Eminem does not have any events scheduled at Cornell or in Ithaca, but more than 1,000 people have indicated interest in a Facebook event page that falsely claims the famous Detroit rapper will visit Cornell in May.

The event page was created by Oliver Kaczor, a senior at the school’s New Brunswick campus, as part of a graded assignment for a class in Rutgers’ writing program, Writing for Business and the Professions. Kaczor said he never meant to trick anyone.

“I don’t know how this even reached Cornell,” he told The Sun in a phone interview early on Tuesday. “It’s a nightmare.”

A major component of the class is a semester-long project in which students write proposals to solve a specific problem. Kaczor chose to focus on suicide among college students because of his friend’s recent experience, he said, and eventually narrowed the project down to focus on Cornell.

Part of the assignment — worth 15 percent of the project grade — requires students to create a social media presence, he said. The pages are supposed to appear as real as possible.

Some students in the class made pages about issues such as the effects of global warming in New Jersey, raising awareness for athletes who suffer concussions, or efforts to lower obesity rates, Kaczor said.

The New Jersey native made a page called “Cornell Cares” in late March, representing a fictional organization that says it is run by students for students who feel sad or left out of college life.

He posted some relevant news clips on the Facebook page and also created a few fictional events, including one at which Eminem, one of Kaczor’s favorite artists, would supposedly host a conversation about suicide before performing at Cornell.

Almost no one interacted with the page for about three weeks, Kaczor said, except for a couple of his friends whom he asked to “like” the page to make it look more real.

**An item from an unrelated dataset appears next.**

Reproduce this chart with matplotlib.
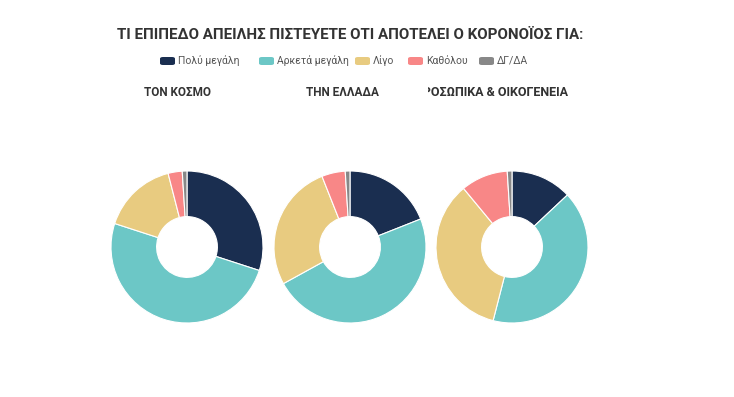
import matplotlib.pyplot as plt
from matplotlib.patches import FancyBboxPatch

plt.rcParams['font.family'] = ['Roboto', 'DejaVu Sans']

categories = ["Πολύ μεγάλη", "Αρκετά μεγάλη", "Λίγο", "Καθόλου", "ΔΓ/ΔΑ"]
colors = ["#1a2e50", "#6cc7c6", "#e8cb80", "#f88787", "#888888"]
panel_titles = ["ΤΟΝ ΚΟΣΜΟ", "ΤΗΝ ΕΛΛΑΔΑ", "ΠΡΟΣΩΠΙΚΑ & ΟΙΚΟΓΕΝΕΙΑ"]
kosmo = [30, 50, 16, 3, 1]
ellada = [19, 48, 27, 5, 1]
prosopika = [13, 41, 35, 10, 1]
values = [kosmo, ellada, prosopika]

W, H = 734, 397
fig = plt.figure(figsize=(W / 100, H / 100), dpi=100)

fig.text(350 / W, 1 - 35 / H, "ΤΙ ΕΠΙΠΕΔΟ ΑΠΕΙΛΗΣ ΠΙΣΤΕΥΕΤΕ ΟΤΙ ΑΠΟΤΕΛΕΙ Ο ΚΟΡΟΝΟΪΟΣ ΓΙΑ:",
         ha="center", va="center", fontsize=10.9, fontweight="bold", color="#333333")

# legend drawn by hand to keep spacing like the original
patch_x = [160, 259, 355, 408, 479]
for px, lab, c in zip(patch_x, categories, colors):
    fig.patches.append(FancyBboxPatch((px / W, 1 - 65 / H), 15 / W, 8 / H,
                                      boxstyle="round,pad=0,rounding_size=0.004",
                                      transform=fig.transFigure, facecolor=c, edgecolor="none"))
    fig.text((px + 18) / W, 1 - 61 / H, lab, ha="left", va="center", fontsize=7.5, color="#555555")

centers = [187, 350, 512]
r = 76
for cx, vals in zip(centers, values):
    ax = fig.add_axes([(cx - r) / W, (H - 247 - r) / H, 2 * r / W, 2 * r / H])
    ax.pie(vals, colors=colors, startangle=90, counterclock=False, radius=1,
           wedgeprops=dict(width=0.6, edgecolor="white", linewidth=0.8))
    ax.set_xlim(-1, 1)
    ax.set_ylim(-1, 1)
    ax.set_aspect("equal")
    ax.axis("off")

# subtitles; the third one is cut off on the left in the original
fig.text(178 / W, 1 - 93 / H, panel_titles[0], ha="center", va="center",
         fontsize=8.5, fontweight="bold", color="#333333")
fig.text(342 / W, 1 - 93 / H, panel_titles[1], ha="center", va="center",
         fontsize=8.5, fontweight="bold", color="#333333")
cax = fig.add_axes([428 / W, 1 - 105 / H, 160 / W, 25 / H])
cax.axis("off")
cax.set_xlim(428, 588)
cax.set_ylim(0, 1)
t = cax.text(414, 0.5, panel_titles[2], ha="left", va="center",
             fontsize=9, fontweight="bold", color="#333333")
t.set_clip_box(cax.bbox)
t.set_clip_on(True)

fig.savefig("out.png", dpi=100)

Then, late on Monday night, his phone began buzzing as he was studying in an academic building at Rutgers.

“I see a notification from Facebook, then another notification from Facebook,” he said. “It just happened so quick.”

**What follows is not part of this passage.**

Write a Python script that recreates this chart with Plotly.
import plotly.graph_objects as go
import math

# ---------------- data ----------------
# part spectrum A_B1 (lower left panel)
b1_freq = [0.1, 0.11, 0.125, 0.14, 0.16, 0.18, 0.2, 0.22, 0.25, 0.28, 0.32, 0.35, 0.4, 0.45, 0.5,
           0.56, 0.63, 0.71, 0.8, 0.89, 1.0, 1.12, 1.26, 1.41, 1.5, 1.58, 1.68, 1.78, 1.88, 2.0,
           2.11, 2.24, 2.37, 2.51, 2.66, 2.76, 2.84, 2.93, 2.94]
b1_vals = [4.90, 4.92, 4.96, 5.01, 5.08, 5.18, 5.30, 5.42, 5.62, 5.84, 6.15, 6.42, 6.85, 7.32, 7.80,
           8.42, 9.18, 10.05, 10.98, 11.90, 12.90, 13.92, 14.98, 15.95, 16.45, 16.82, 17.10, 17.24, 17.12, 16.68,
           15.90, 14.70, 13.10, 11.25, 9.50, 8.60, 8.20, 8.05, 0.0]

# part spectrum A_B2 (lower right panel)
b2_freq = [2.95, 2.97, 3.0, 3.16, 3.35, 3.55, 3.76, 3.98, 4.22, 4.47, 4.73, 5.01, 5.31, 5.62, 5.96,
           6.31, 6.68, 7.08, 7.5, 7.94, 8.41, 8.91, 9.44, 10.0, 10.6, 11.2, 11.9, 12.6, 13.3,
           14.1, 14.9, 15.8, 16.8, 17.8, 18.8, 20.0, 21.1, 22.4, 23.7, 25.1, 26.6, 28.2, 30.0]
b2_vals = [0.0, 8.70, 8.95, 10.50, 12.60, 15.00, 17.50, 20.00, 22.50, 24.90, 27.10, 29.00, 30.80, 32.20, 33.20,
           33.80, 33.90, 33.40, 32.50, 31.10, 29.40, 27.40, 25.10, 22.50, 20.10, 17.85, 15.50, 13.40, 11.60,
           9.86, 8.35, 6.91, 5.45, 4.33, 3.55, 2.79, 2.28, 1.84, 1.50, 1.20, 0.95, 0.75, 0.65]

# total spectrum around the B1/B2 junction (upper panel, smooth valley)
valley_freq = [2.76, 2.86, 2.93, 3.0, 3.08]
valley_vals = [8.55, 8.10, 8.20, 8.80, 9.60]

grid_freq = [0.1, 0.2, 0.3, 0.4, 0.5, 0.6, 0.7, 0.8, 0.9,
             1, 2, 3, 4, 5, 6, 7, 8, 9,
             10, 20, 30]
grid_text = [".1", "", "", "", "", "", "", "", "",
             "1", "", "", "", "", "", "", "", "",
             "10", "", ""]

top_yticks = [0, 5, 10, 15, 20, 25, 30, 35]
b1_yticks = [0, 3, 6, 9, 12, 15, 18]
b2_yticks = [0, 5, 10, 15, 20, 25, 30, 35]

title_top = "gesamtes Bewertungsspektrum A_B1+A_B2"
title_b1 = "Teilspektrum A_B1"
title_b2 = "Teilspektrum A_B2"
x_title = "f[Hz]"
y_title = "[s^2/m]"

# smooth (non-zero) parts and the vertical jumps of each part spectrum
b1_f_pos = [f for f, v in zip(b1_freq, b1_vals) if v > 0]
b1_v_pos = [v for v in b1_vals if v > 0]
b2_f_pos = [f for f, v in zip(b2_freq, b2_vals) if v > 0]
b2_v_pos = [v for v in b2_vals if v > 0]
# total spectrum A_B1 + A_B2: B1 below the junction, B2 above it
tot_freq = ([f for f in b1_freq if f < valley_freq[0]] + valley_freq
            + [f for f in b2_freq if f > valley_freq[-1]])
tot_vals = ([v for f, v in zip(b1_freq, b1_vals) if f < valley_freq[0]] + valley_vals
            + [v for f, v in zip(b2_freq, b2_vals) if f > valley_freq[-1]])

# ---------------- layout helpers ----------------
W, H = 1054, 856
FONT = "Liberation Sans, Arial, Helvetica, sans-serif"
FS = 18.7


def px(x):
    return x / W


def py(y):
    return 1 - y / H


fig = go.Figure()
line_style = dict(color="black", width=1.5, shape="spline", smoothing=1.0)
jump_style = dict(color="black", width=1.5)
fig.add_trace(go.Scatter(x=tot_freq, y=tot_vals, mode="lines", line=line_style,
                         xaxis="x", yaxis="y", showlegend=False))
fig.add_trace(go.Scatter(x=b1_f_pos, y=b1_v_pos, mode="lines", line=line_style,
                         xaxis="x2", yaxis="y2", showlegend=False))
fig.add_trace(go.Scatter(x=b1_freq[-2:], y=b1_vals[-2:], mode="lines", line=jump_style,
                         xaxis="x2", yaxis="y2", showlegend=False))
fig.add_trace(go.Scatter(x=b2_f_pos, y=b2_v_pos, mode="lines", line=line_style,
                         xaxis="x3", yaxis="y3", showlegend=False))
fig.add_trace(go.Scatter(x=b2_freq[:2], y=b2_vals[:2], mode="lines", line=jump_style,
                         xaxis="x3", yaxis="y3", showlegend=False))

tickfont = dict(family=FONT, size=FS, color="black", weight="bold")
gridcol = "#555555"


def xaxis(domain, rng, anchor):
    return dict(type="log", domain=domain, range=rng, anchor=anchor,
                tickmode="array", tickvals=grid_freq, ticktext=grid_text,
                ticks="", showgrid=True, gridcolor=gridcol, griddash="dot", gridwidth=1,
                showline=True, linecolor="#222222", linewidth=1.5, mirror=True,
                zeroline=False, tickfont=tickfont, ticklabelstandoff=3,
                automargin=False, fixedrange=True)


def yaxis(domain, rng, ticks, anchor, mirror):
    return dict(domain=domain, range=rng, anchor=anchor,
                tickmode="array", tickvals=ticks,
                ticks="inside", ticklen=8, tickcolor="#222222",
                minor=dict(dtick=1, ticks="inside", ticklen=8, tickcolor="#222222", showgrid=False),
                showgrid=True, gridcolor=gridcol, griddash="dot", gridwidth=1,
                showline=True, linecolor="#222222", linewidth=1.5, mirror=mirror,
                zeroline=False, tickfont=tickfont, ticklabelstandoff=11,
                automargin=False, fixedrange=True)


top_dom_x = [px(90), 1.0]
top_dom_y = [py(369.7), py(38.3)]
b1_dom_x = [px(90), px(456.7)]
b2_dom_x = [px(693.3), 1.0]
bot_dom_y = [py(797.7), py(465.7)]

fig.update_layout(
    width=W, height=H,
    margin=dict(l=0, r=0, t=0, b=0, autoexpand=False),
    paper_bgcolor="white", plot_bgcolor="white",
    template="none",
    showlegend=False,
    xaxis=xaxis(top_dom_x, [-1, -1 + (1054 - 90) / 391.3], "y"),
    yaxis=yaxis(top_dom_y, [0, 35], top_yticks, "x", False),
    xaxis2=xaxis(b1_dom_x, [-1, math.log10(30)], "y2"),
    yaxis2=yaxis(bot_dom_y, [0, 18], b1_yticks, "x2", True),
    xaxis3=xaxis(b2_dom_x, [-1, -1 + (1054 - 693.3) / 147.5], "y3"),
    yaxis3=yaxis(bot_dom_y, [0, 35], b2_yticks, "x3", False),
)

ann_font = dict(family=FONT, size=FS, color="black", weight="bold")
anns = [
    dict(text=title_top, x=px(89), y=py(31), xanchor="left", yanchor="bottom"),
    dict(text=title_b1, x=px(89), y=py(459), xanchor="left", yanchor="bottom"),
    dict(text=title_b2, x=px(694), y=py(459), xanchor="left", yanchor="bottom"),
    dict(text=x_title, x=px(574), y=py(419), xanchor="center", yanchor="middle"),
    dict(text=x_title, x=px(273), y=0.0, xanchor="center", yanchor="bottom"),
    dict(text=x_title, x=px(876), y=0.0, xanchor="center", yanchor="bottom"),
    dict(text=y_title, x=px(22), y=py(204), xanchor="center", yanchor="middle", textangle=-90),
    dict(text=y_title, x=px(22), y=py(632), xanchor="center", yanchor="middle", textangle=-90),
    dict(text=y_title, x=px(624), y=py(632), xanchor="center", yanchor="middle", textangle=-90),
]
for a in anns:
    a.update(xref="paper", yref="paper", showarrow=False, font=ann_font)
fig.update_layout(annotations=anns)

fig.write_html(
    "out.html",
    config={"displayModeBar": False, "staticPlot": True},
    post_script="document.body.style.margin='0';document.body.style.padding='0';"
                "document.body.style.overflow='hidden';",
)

By 1 a.m. on Tuesday, more than 1,000 people — many of them Cornell students — said they were either interested in or going to the fake event.

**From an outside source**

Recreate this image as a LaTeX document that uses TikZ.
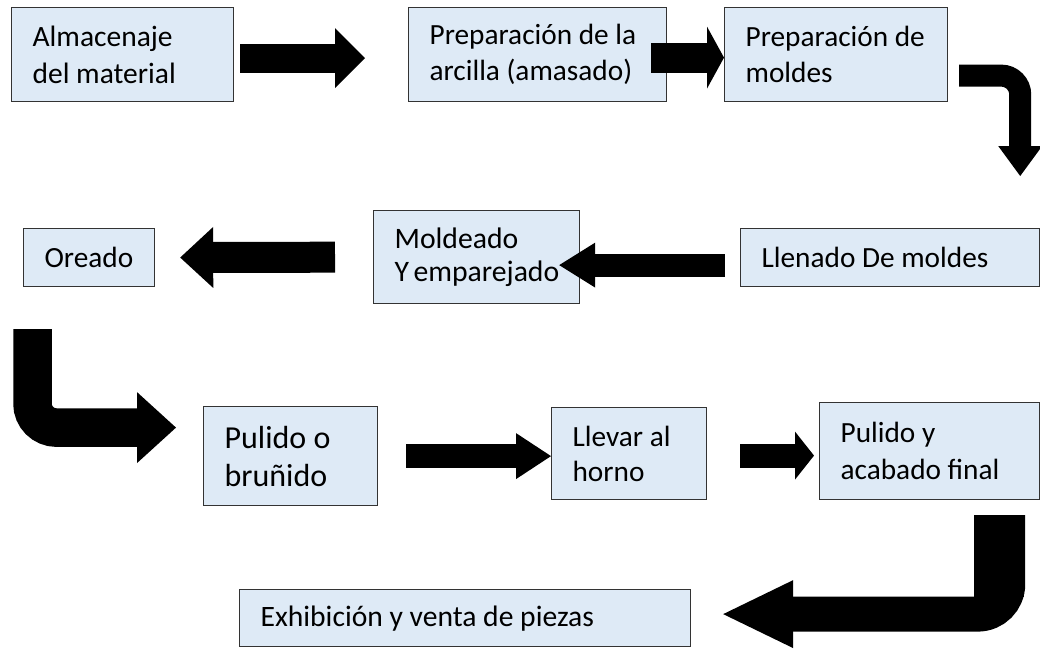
\documentclass[tikz,border=0pt]{standalone}
\usepackage{fontspec}
\setmainfont{Carlito}
\usetikzlibrary{arrows.meta, positioning}
\definecolor{boxblue}{RGB}{222,234,246}
\hyphenpenalty=10000
\tikzset{
    proc/.style={draw=black!80, line width=1.2pt, fill=boxblue, anchor=north west,
        align=flush left, inner xsep=21pt, inner ysep=0pt},
    blockarrow/.style n args={3}{line width=#1,
        -{Triangle[length=#2, width=#3, line width=0pt]}},
}

\begin{document}
\begin{tikzpicture}[x=1pt, y=-1pt]

    \useasboundingbox (0,0) rectangle (1040,648);

    % Nodes
    \node (a0) [proc, text width=180pt, minimum height=94pt, font=\fontsize{29.5}{37}\selectfont] at (11,7) {Almacenaje\\del material};
    \node (a1) [proc, text width=216pt, minimum height=94pt, font=\fontsize{29.3}{36}\selectfont] at (408,7) {Preparación de la\\arcilla (amasado)};
    \node (a2) [proc, text width=181pt, minimum height=94pt, font=\fontsize{29.3}{36}\selectfont] at (724,7) {Preparación~de\\moldes};
    \node (a3) [proc, text width=257pt, minimum height=58pt, font=\fontsize{29.3}{36}\selectfont] at (740,228) {Llenado De moldes};
    \node (a4) [proc, text width=164pt, minimum height=93pt, font=\fontsize{29.7}{33}\selectfont] at (373,210) {Moldeado\\Y~emparejado};
    \node (a5) [proc, text width=89pt,  minimum height=58pt, font=\fontsize{29.3}{36}\selectfont] at (23,228) {Oreado};
    \node (a6) [proc, text width=132pt, minimum height=99pt, font=\fontsize{32}{38}\selectfont] at (203,406) {Pulido o\\bruñido};
    \node (a7) [proc, text width=113pt, minimum height=92pt, font=\fontsize{29.3}{35}\selectfont] at (551,407) {Llevar al\\horno};
    \node (a8) [proc, text width=178pt, minimum height=97pt, font=\fontsize{29.3}{37}\selectfont] at (819,402) {Pulido y\\acabado final};
    \node (a9) [proc, text width=409pt, minimum height=57pt, font=\fontsize{29.6}{36}\selectfont] at (239,589) {Exhibición y venta de piezas};

    % Connectors
    \draw [blockarrow={29pt}{30pt}{60pt}, shorten <=6pt, shorten >=43pt] ([yshift=-3.5pt]a0.east) -- ([yshift=-3.5pt]a1.west);
    \draw [blockarrow={30pt}{17pt}{62pt}, shorten <=-16pt] ([yshift=-3pt]a1.east) -- ([yshift=-3pt]a2.west);
    \draw [blockarrow={22pt}{30pt}{44pt}, rounded corners=19pt] ([shift={(11,21)}]a2.east) -| ([shift={(-20,-52)}]a3.north east);
    \draw [blockarrow={23pt}{36pt}{45pt}, shorten <=15pt, shorten >=-21pt] ([yshift=-7.5pt]a3.west) -- ([yshift=-8pt]a4.east);
    \draw [blockarrow={31pt}{33pt}{61pt}, shorten <=38pt, shorten >=25pt] (a4.west) -- (a5.east);
    \draw [blockarrow={38.5pt}{39pt}{71pt}, rounded corners=24pt] ([shift={(9.5,42)}]a5.south west) |- ([shift={(-27,-28.5)}]a6.west);
    \draw [blockarrow={24pt}{35pt}{46pt}, shorten <=28pt] (a6.east) -- ([yshift=-2.5pt]a7.west);
    \draw [blockarrow={24pt}{19pt}{48pt}, shorten <=33pt, shorten >=5pt] ([yshift=-2pt]a7.east) -- ([yshift=-4.5pt]a8.west);
    \draw [line width=50pt] ([shift={(-41,15)}]a8.south east) -- ([shift={(-41,97)}]a8.south east);
    \draw [blockarrow={35pt}{70pt}{68pt}, rounded corners=30pt] ([shift={(-32.5,15)}]a8.south east) |- ([shift={(32,-4)}]a9.east);

\end{tikzpicture}
\end{document}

Some students began to complain that the link for tickets wasn’t working, while others quickly suspected the page was not real. One Cornellian, after some internet sleuthing, posted a screenshot of the syllabus from Kaczor’s class on the event page.

The fictional event has reached more than 20,000 people, according to Facebook analytics, and some people assumed Kaczor had intentionally created the page to fool students 200 miles away. But the page, Kaczor said, was solely for his class.

“It’s not bashing Cornell or anything,” he told The Sun. “I’m just doing this for my school project. It kind of sucked, I’ve never dealt with trolls and Facebook haters.”

Kaczor, who is studying sports management, said he had originally planned to attach the social media page as an appendix to his final proposal, but now plans to contact his professor and ask if he can delete the page without his grade plummeting.

“This is kind of blowing up, so I might have to delete it because this is getting out of hand,” he said.

“Next thing you know, I’m going to have Eminem’s agent call me tomorrow and say, ‘What the hell is this?’”

Kaczor deleted the page shortly before 2 a.m. on Tuesday.